Alexander Nevsky (1220 – 1263) - Prince of Novgorod and Kiev and Grand Prince of Vladimir. Born in Pereslavl-Zalessky, in Yaroslavl Region.
Alexander Nevsky is best known for stopping the advance of the Swedes and the Teutonic Knights into Russia. Alexander scored a significant victory against Swedes at the confluence of the Rivers Izhora and Neva (1240), whereby he got his honorific, Nevsky. However, several months later he was expelled from Novgorod for interfering in city affairs. Not long afterward, Pope Gregory IX began urging the Teutonic Knights to Christianize the Baltic region, even though there were Christians already there. In the face of this threat, Alexander was invited to return to Novgorod and, after several confrontations, he defeated the knights in a famous battle on the frozen channel between Lakes Chud and Pskov in April, 1242. Alexander eventually stopped the eastward expansion of both the Swedes and Germans.

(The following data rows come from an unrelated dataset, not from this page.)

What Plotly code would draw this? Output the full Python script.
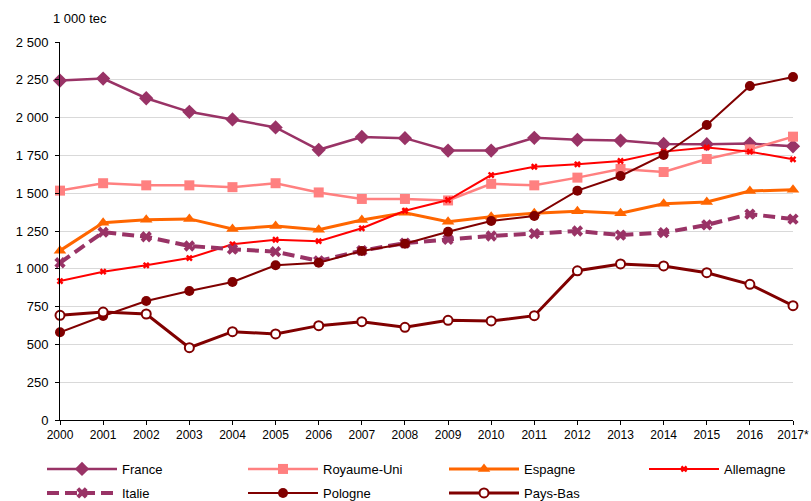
import plotly.graph_objects as go

years = ["2000", "2001", "2002", "2003", "2004", "2005", "2006", "2007", "2008",
         "2009", "2010", "2011", "2012", "2013", "2014", "2015", "2016", "2017*"]

france = [2245, 2258, 2128, 2038, 1988, 1935, 1787, 1872, 1864, 1782, 1782, 1866,
          1853, 1848, 1826, 1824, 1828, 1810]
royaume_uni = [1517, 1566, 1552, 1552, 1540, 1566, 1505, 1462, 1462, 1452, 1562, 1552,
               1603, 1660, 1640, 1726, 1790, 1874]
espagne = [1120, 1305, 1325, 1330, 1263, 1283, 1258, 1323, 1370, 1312, 1345, 1368,
           1380, 1367, 1430, 1442, 1515, 1522]
allemagne = [919, 981, 1023, 1071, 1162, 1192, 1183, 1268, 1384, 1455, 1620, 1675,
             1691, 1713, 1775, 1803, 1775, 1724]
italie = [1040, 1242, 1212, 1151, 1130, 1113, 1052, 1120, 1170, 1195, 1217, 1233,
          1250, 1223, 1239, 1290, 1362, 1329]
pologne = [580, 688, 787, 853, 913, 1023, 1040, 1118, 1166, 1245, 1316, 1349,
           1517, 1614, 1753, 1951, 2209, 2269]
pays_bas = [692, 714, 701, 478, 584, 569, 624, 650, 613, 659, 655, 690,
            987, 1032, 1019, 974, 897, 756]

y_tick_vals = [0, 250, 500, 750, 1000, 1250, 1500, 1750, 2000, 2250, 2500]
y_tick_text = ["0", "250", "500", "750", "1 000", "1 250", "1 500", "1 750",
               "2 000", "2 250", "2 500"]

FONT = "Liberation Sans, Arial, sans-serif"

fig = go.Figure()

def add(name, vals, color, width, symbol, size, legend, dash="solid",
        fill=None, mline=0):
    fig.add_trace(go.Scatter(
        x=years, y=vals, name=name, mode="lines+markers", legend=legend,
        line=dict(color=color, width=width, dash=dash),
        marker=dict(symbol=symbol, size=size, color=fill or color,
                    line=dict(color=color, width=mline)),
        cliponaxis=False,
    ))

add("France", france, "#993366", 2.5, "diamond", 11, "legend")
add("Royaume-Uni", royaume_uni, "#FF8080", 2.5, "square", 10, "legend")
add("Espagne", espagne, "#FF6600", 3, "triangle-up", 11, "legend")
add("Allemagne", allemagne, "#FF0000", 2, "x", 6, "legend3")
add("Italie", italie, "#993366", 4, "x", 10, "legend2", dash="12px,6px")
add("Pologne", pologne, "#800000", 2, "circle", 10, "legend2")
add("Pays-Bas", pays_bas, "#800000", 3, "circle", 9, "legend2",
    fill="#FFFFFF", mline=2)

W, H = 811, 501
PL, PT, PR, PB = 60, 42, 793, 420          # plot area in pixels
L, T, R, B = PL, PT, W - PR, H - PB
pw, ph = W - L - R, H - T - B

def px_x(p):
    return (p - PL) / pw

def px_y(p):
    return (PB - p) / ph

leg_common = dict(
    orientation="h", xanchor="left", yanchor="top",
    font=dict(family=FONT, size=13, color="#000000"),
    itemwidth=70, entrywidth=116, entrywidthmode="pixels",
    bgcolor="rgba(0,0,0,0)", tracegroupgap=0,
)

fig.update_layout(
    width=W, height=H,
    margin=dict(l=L, r=R, t=T, b=B, pad=0, autoexpand=False),
    paper_bgcolor="#FFFFFF", plot_bgcolor="#FFFFFF",
    font=dict(family=FONT, size=13, color="#000000"),
    showlegend=True,
    legend=dict(x=px_x(42), y=px_y(454), **leg_common),
    legend3=dict(x=px_x(644), y=px_y(454), **leg_common),
    legend2=dict(x=px_x(42), y=px_y(478), **leg_common),
    xaxis=dict(
        type="category", range=[0, 17],
        showgrid=False, showline=True, linecolor="#000000", linewidth=1,
        ticks="outside", ticklen=4, tickcolor="#000000", tickwidth=1,
        tickfont=dict(family=FONT, size=12, color="#000000"),
        ticklabeloverflow="allow",
        zeroline=False, fixedrange=True, automargin=False,
    ),
    yaxis=dict(
        range=[0, 2500], tickvals=y_tick_vals, ticktext=y_tick_text,
        showgrid=True, gridcolor="#D9D9D9", gridwidth=1,
        showline=True, linecolor="#000000", linewidth=1,
        ticks="outside", ticklen=4, tickcolor="#000000", tickwidth=1,
        ticklabelstandoff=4,
        tickfont=dict(family=FONT, size=13, color="#000000"),
        zeroline=False, fixedrange=True, automargin=False,
    ),
    annotations=[dict(
        text="1 000 tec", xref="paper", yref="paper",
        x=px_x(51), y=px_y(18), xanchor="left", yanchor="middle",
        showarrow=False, font=dict(family=FONT, size=13, color="#000000"),
    )],
)

fig.write_html(
    "out.html",
    config={"displayModeBar": False},
    post_script="document.body.style.margin='0';document.body.style.overflow='hidden';",
)
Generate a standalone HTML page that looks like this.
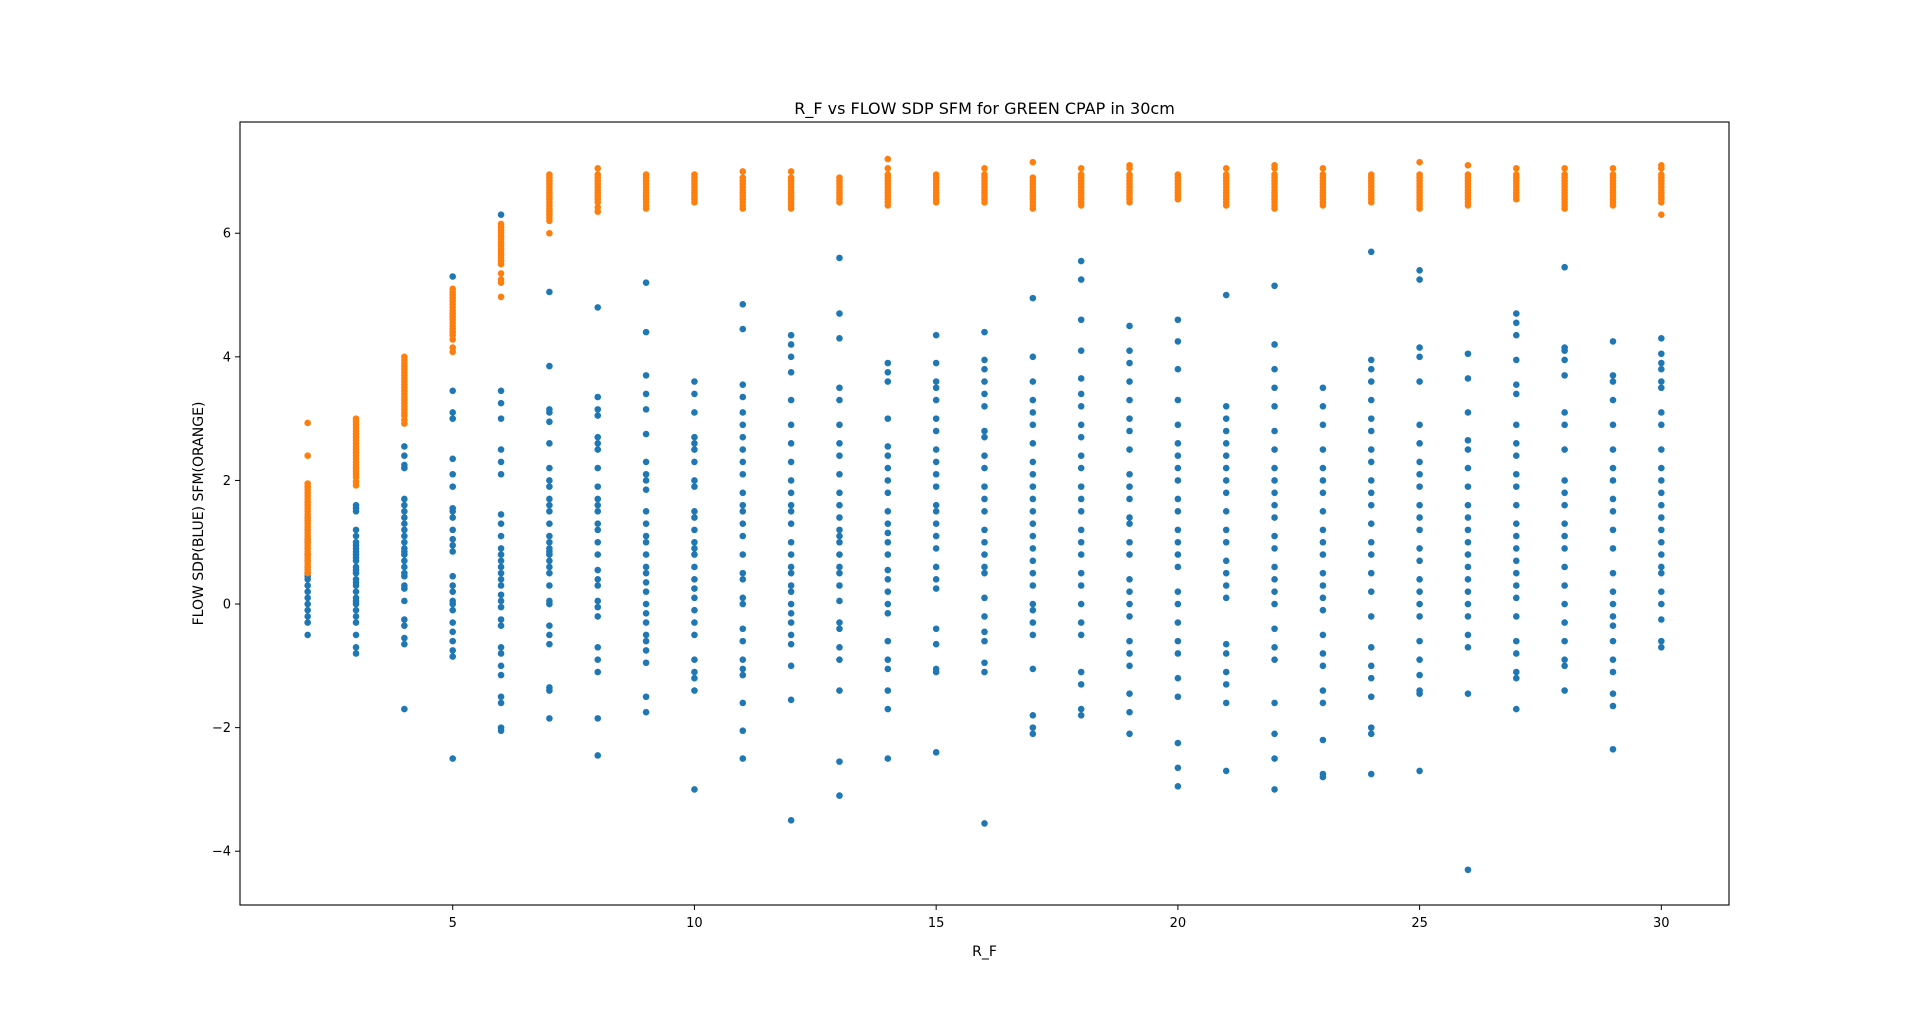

He was canonized by the Russian Orthodox Church in 1547. On May 21, 1725, the empress Catherine I introduced the Order of Alexander Nevsky as one of the highest military decorations. During the Great Patriotic War (July 29, 1942) the Soviet Order of Alexander Nevsky was introduced to revive the memory of Alexander's struggle with the Germans.
Sergei Eisenstein made one of his most acclaimed films, Alexander Nevsky, on Alexander's victory over the Teutonic Knights. Music for the film was written by Sergei Prokofiev, who also reworked the score into a concert cantata. Alexander's phrase from the movie, Whoever will come to us with a sword, from a sword will perish, (a paraphrasing of the biblical phrase He who lives by the sword, dies by the sword) has become a slogan of Russian patriots. A nuclear ballistic missile Borei class submarine currently being built for the Russian Navy bears his name.
The Church of Alexander Nevskiy were built in the historical part of Pereslavl in the 1740s, The monument in honor of the famous townsman was placed on the Red Square in the middle of the 20th century (by S. Orlov).